The Three Investigators was the brainchild of a fascinating fellow named Robert Arthur, Jr. A graduate of William and Mary and early Greenwich Village bohemian he made his living throughout the 30s and into the 40s writing for pulps, including Amazing Stories and the great Black Mask. In 1940 he took a class on writing for radio at Columbia University. He then created one of the finest scary anthologies ever on the air: The Mysterious Traveller. At the time scary shows with a character introduction were very popular (The Whistler, The Hermits Cave, The Witches Tale). Each week after a lonely train whistle the Mysterious Traveller would invite you to listen to his tale. Essentially the listener was made to feel like they were on a train late at night and a creepy man was sitting behind them and keeping them a captive audience and spinning a yarn. What set it apart from the others, which were basically gory noirs or stories that would eventually become known as Giallo, was that they almost always had a mystical and supernatural bent. Only 70 of the 370 episodes (Most of which Robert Arthur wrote himself) exist now. You can hear them here.
When radio dried up Arthur made his money writing for Alfred Hitchcock Presents and Thriller. His connection to Alfred Hitchcock led to him editing those great big short story collectionswe all got out of the library in the 70s with those amazing illustrations.
He also hit upon the idea of a series of mysteries for young readers that would be entertaining and serve as an introduction to the form. Hence the Three Investigators, of the 43 books he wrote 11 and I have read 16.

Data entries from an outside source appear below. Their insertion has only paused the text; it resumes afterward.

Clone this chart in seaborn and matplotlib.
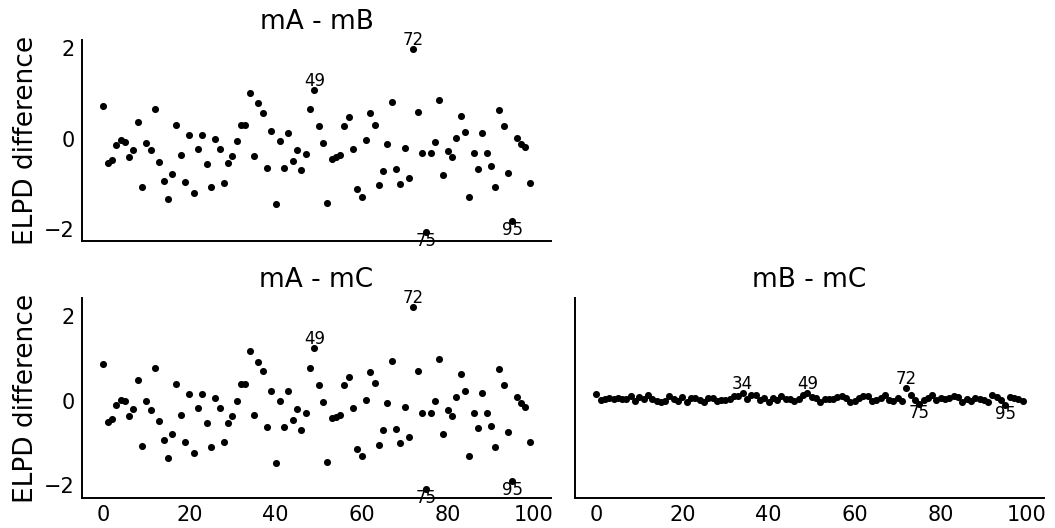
import numpy as np
import pandas as pd
import matplotlib
matplotlib.use("Agg")
import matplotlib.pyplot as plt
import seaborn as sns

# ---- data ----
idx = list(range(100))

mA_mB = [0.73, -0.54, -0.47, -0.15, -0.02, -0.08, -0.41, -0.24, 0.37, -1.07,
         -0.10, -0.26, 0.66, -0.51, -0.93, -1.33, -0.79, 0.30, -0.37, -0.96,
         0.08, -1.21, -0.23, 0.09, -0.56, -1.07, -0.01, -0.23, -0.97, -0.54,
         -0.39, -0.06, 0.30, 0.30, 1.02, -0.38, 0.79, 0.56, -0.65, 0.16,
         -1.44, -0.06, -0.65, 0.13, -0.50, -0.24, -0.70, -0.33, 0.65, 1.08,
         0.29, -0.10, -1.43, -0.45, -0.41, -0.37, 0.27, 0.47, -0.22, -1.11,
         -1.29, -0.04, 0.56, 0.31, -1.03, -0.72, -0.12, 0.81, -0.68, -1.01,
         -0.20, -0.86, 1.98, 0.59, -0.32, -2.06, -0.32, -0.07, 0.85, -0.80,
         -0.28, -0.40, 0.01, 0.51, 0.15, -1.28, -0.32, -0.66, 0.13, -0.32,
         -0.61, -1.07, 0.63, 0.29, -0.76, -1.83, 0.01, -0.12, -0.19, -0.97]

mA_mC = [0.87, -0.52, -0.44, -0.10, 0.02, -0.01, -0.37, -0.20, 0.48, -1.08,
         -0.02, -0.22, 0.78, -0.48, -0.94, -1.36, -0.80, 0.40, -0.34, -0.98,
         0.16, -1.24, -0.18, 0.16, -0.54, -1.11, 0.06, -0.17, -0.98, -0.53,
         -0.37, -0.02, 0.40, 0.40, 1.17, -0.35, 0.92, 0.69, -0.64, 0.23,
         -1.48, 0.00, -0.64, 0.23, -0.46, -0.20, -0.70, -0.30, 0.77, 1.24,
         0.37, -0.03, -1.47, -0.42, -0.38, -0.34, 0.36, 0.57, -0.17, -1.15,
         -1.31, 0.02, 0.67, 0.41, -1.05, -0.71, -0.06, 0.95, -0.67, -1.02,
         -0.15, -0.87, 2.22, 0.71, -0.30, -2.10, -0.30, -0.01, 0.98, -0.79,
         -0.22, -0.37, 0.08, 0.62, 0.23, -1.31, -0.29, -0.66, 0.19, -0.29,
         -0.60, -1.10, 0.75, 0.37, -0.75, -1.90, 0.09, -0.07, -0.15, -0.98]

mB_mC = [0.16, 0.02, 0.03, 0.05, 0.04, 0.07, 0.04, 0.04, 0.11, -0.01,
         0.08, 0.04, 0.12, 0.03, -0.01, -0.03, -0.01, 0.10, 0.03, -0.02,
         0.08, -0.03, 0.05, 0.07, 0.02, -0.04, 0.07, 0.06, -0.01, 0.01,
         0.02, 0.04, 0.10, 0.10, 0.17, 0.03, 0.13, 0.13, 0.01, 0.07,
         -0.04, 0.06, 0.01, 0.10, 0.04, 0.04, 0.00, 0.03, 0.12, 0.18,
         0.08, 0.07, -0.04, 0.03, 0.03, 0.03, 0.09, 0.10, 0.05, -0.04,
         -0.02, 0.06, 0.11, 0.10, -0.02, 0.01, 0.06, 0.14, 0.01, -0.01,
         0.05, -0.01, 0.30, 0.12, 0.02, -0.08, 0.02, 0.06, 0.13, 0.01,
         0.06, 0.03, 0.07, 0.11, 0.08, -0.03, 0.03, 0.00, 0.06, 0.03,
         0.01, -0.03, 0.12, 0.08, 0.01, -0.10, 0.08, 0.05, 0.04, -0.01]

titles = ["mA - mB", "mA - mC", "mB - mC"]
labels_AB = [49, 72, 75, 95]
labels_AC = [49, 72, 75, 95]
labels_BC = [34, 49, 72, 75, 95]
xticks = [0, 20, 40, 60, 80, 100]
yticks = [-2, 0, 2]

sns.set_style("white")
plt.rcParams["font.family"] = ["DejaVu Sans"]
plt.rcParams["text.color"] = "black"
plt.rcParams["axes.labelcolor"] = "black"
plt.rcParams["xtick.color"] = "black"
plt.rcParams["ytick.color"] = "black"

fig = plt.figure(figsize=(10.55, 5.28), dpi=100)
ax_tl = fig.add_axes([0.0777, 0.5436, 0.4445, 0.3807])
ax_bl = fig.add_axes([0.0777, 0.0568, 0.4445, 0.3788], sharex=ax_tl)
ax_br = fig.add_axes([0.5450, 0.0568, 0.4445, 0.3788], sharex=ax_tl, sharey=ax_bl)

panels = [
    (ax_tl, mA_mB, labels_AB, titles[0]),
    (ax_bl, mA_mC, labels_AC, titles[1]),
    (ax_br, mB_mC, labels_BC, titles[2]),
]

for ax, vals, labs, title in panels:
    df = pd.DataFrame({"i": idx, "v": vals})
    sns.scatterplot(data=df, x="i", y="v", ax=ax, color="black", s=26,
                    linewidth=0, legend=False)
    for k in labs:
        y = vals[k]
        ax.text(k, y, str(k), ha="center", color="black",
                va="bottom" if y > 0 else "top", fontsize=12)
    ax.set_title(title, fontsize=19, pad=8, color="black")
    ax.set_xlabel("")
    ax.set_ylabel("")
    sns.despine(ax=ax)
    for sp in ["left", "bottom"]:
        ax.spines[sp].set_linewidth(1.4)
        ax.spines[sp].set_color("black")
    ax.tick_params(axis="both", length=0, pad=5, labelsize=15,
                   labelcolor="black")
    ax.set_yticks(yticks)
    ax.grid(False)

ax_tl.set_xticks(xticks)
ax_tl.tick_params(axis="x", labelbottom=False)
ax_br.tick_params(axis="y", labelleft=False)
ax_tl.set_ylabel("ELPD difference", fontsize=19, color="black")
ax_bl.set_ylabel("ELPD difference", fontsize=19, color="black")

fig.savefig("out.png", dpi=100)
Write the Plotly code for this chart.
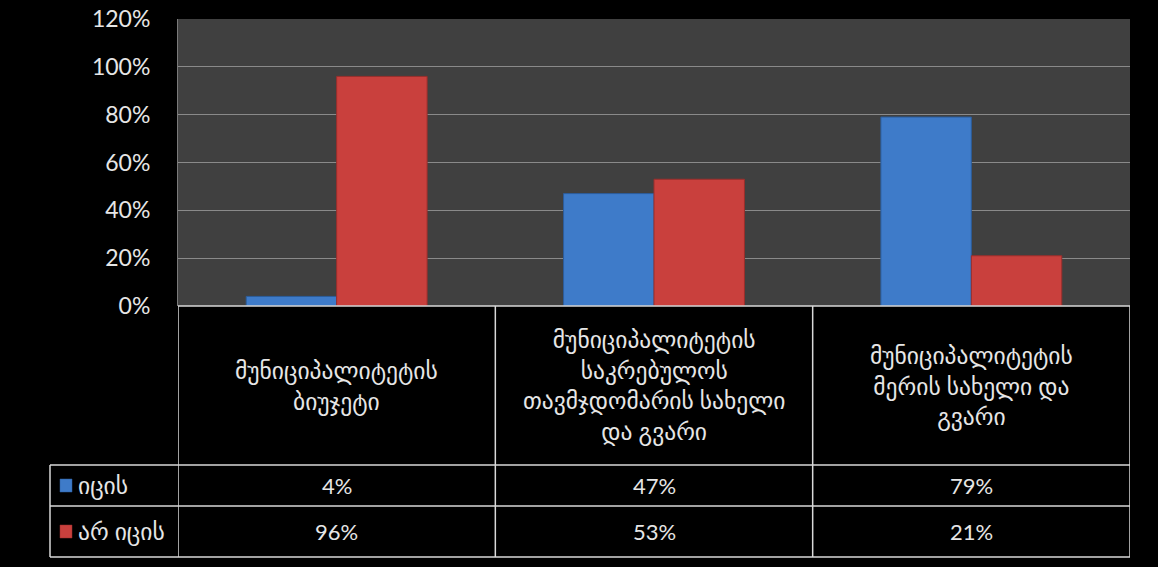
import plotly.graph_objects as go

categories = [
    "მუნიციპალიტეტის<br>ბიუჯეტი",
    "მუნიციპალიტეტის<br>საკრებულოს<br>თავმჯდომარის სახელი<br>და გვარი",
    "მუნიციპალიტეტის<br>მერის სახელი და<br>გვარი",
]
series_names = ["იცის", "არ იცის"]
knows = [4, 47, 79]
not_knows = [96, 53, 21]
y_ticks = [0, 20, 40, 60, 80, 100, 120]
y_tick_labels = [f"{t}%" for t in y_ticks]

BLUE = "#3e7bc9"
BLUE_EDGE = "#2c5d9c"
RED = "#c9403d"
RED_EDGE = "#9a2e2c"
TXT = "#e6e6e6"
LINE = "#d9d9d9"
FONT = "Lato, DejaVu Sans, sans-serif"

W, H = 1158, 567
ML, MR, MT, MB = 178, 28, 19, 261
PH = H - MT - MB
PW = W - ML - MR


def py(pix):
    return (H - MB - pix) / PH


def px(pix):
    return (pix - ML) / PW


x_idx = list(range(len(categories)))

fig = go.Figure()
fig.add_trace(go.Bar(x=x_idx, y=knows, name=series_names[0],
                     marker=dict(color=BLUE, line=dict(color=BLUE_EDGE, width=1)),
                     showlegend=False))
fig.add_trace(go.Bar(x=x_idx, y=not_knows, name=series_names[1],
                     marker=dict(color=RED, line=dict(color=RED_EDGE, width=1)),
                     showlegend=False))

shapes = []
annotations = []

y_top = 0
y_head = py(465)
y_r1 = py(506)
y_r2 = py(557)
x_leg = px(50)
n = len(categories)
lw = 1.5

# horizontal table lines
shapes.append(dict(type="line", xref="x", yref="paper", x0=-0.5, x1=n - 0.5, y0=y_top, y1=y_top,
                   line=dict(color=LINE, width=lw)))
for yy in (y_head, y_r1, y_r2):
    shapes.append(dict(type="line", xref="paper", yref="paper", x0=x_leg, x1=1, y0=yy, y1=yy,
                       line=dict(color=LINE, width=lw)))
# vertical table lines
for b in range(n + 1):
    shapes.append(dict(type="line", xref="x", yref="paper", x0=b - 0.5, x1=b - 0.5, y0=y_top, y1=y_r2,
                       line=dict(color=LINE, width=lw)))
shapes.append(dict(type="line", xref="paper", yref="paper", x0=x_leg, x1=x_leg, y0=y_head, y1=y_r2,
                   line=dict(color=LINE, width=lw)))

# header texts
for i, c in enumerate(categories):
    annotations.append(dict(x=i, y=(y_top + y_head) / 2, xref="x", yref="paper", text=c,
                            showarrow=False, font=dict(family=FONT, size=23.5, color=TXT),
                            align="center", xanchor="center", yanchor="middle"))
# values rows
row_centers = [(y_head + y_r1) / 2, (y_r1 + y_r2) / 2]
for vals, yc in zip([knows, not_knows], row_centers):
    for i, v in enumerate(vals):
        annotations.append(dict(x=i, y=yc, xref="x", yref="paper", text=f"{v}%",
                                showarrow=False, font=dict(family=FONT, size=22, color=TXT),
                                xanchor="center", yanchor="middle"))
# legend column
for name, col, edge, yc in zip(series_names, [BLUE, RED], [BLUE_EDGE, RED_EDGE], row_centers):
    hpx = 6.5 / PH
    shapes.append(dict(type="rect", xref="paper", yref="paper", x0=px(60), x1=px(72),
                       y0=yc - hpx, y1=yc + hpx, fillcolor=col, line=dict(color=edge, width=0.5)))
    annotations.append(dict(x=px(76), y=yc, xref="paper", yref="paper", text=name,
                            showarrow=False, font=dict(family=FONT, size=23.5, color=TXT),
                            xanchor="left", yanchor="middle"))

fig.update_layout(
    width=W, height=H,
    margin=dict(l=ML, r=MR, t=MT, b=MB),
    paper_bgcolor="#000000",
    plot_bgcolor="#404040",
    barmode="group",
    bargap=0.43,
    bargroupgap=0,
    shapes=shapes,
    annotations=annotations,
    xaxis=dict(range=[-0.5, n - 0.5], showticklabels=False, showgrid=False, zeroline=False,
               showline=False, fixedrange=True, automargin=False),
    yaxis=dict(range=[0, 120], tickvals=y_ticks, ticktext=y_tick_labels,
               showgrid=True, gridcolor="#8a8a8a", gridwidth=1, zeroline=False,
               showline=True, linecolor="#7a7a7a", linewidth=1, ticks="",
               ticklabelstandoff=22, automargin=False,
               tickfont=dict(family=FONT, size=23, color=TXT)),
    font=dict(family=FONT, color=TXT),
)

fig.write_html(
    "out.html",
    config={"displayModeBar": False},
    post_script="document.body.style.margin='0';document.body.style.background='#000';"
                "document.documentElement.style.background='#000';",
)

So after this research and thinking about these books it occurred to me that I haven’t read one of them in 32 years. Since I still have all of them I decided to pick one up. I went with The Secret of Terror Castle. Besides it being the first one I also remembered it was my favorite and I plowed through it in a day in the summer of 1980. I also read it in a day in the grim gothic winter of 2015.
Upon reading it not only was I enormously entertained but I was really tickled to learn the germs of some of my obsessions as an “adult” may have been planted here.
Jupiter becomes obsessed with making their first case a success, and by case he means he learns that Alfred Hitchcock is seeking an authentic haunted house for his new film. Bob learns of a haunted mansion in the Hollywood hills that turns out to be the disused property of a mysteriously vanished Lon Chaney like silent film star. I will spoil nothing else, go read it.
But there it all is. Silent film, disgraced Hollywood royalty, exploring abandoned places-I am sure those all interested me before I read this, I am also sure that’s what hooked me.
I am going to read a few more in the coming days. I bet they go over my love of cryptozoology and kitsch mysticism as well.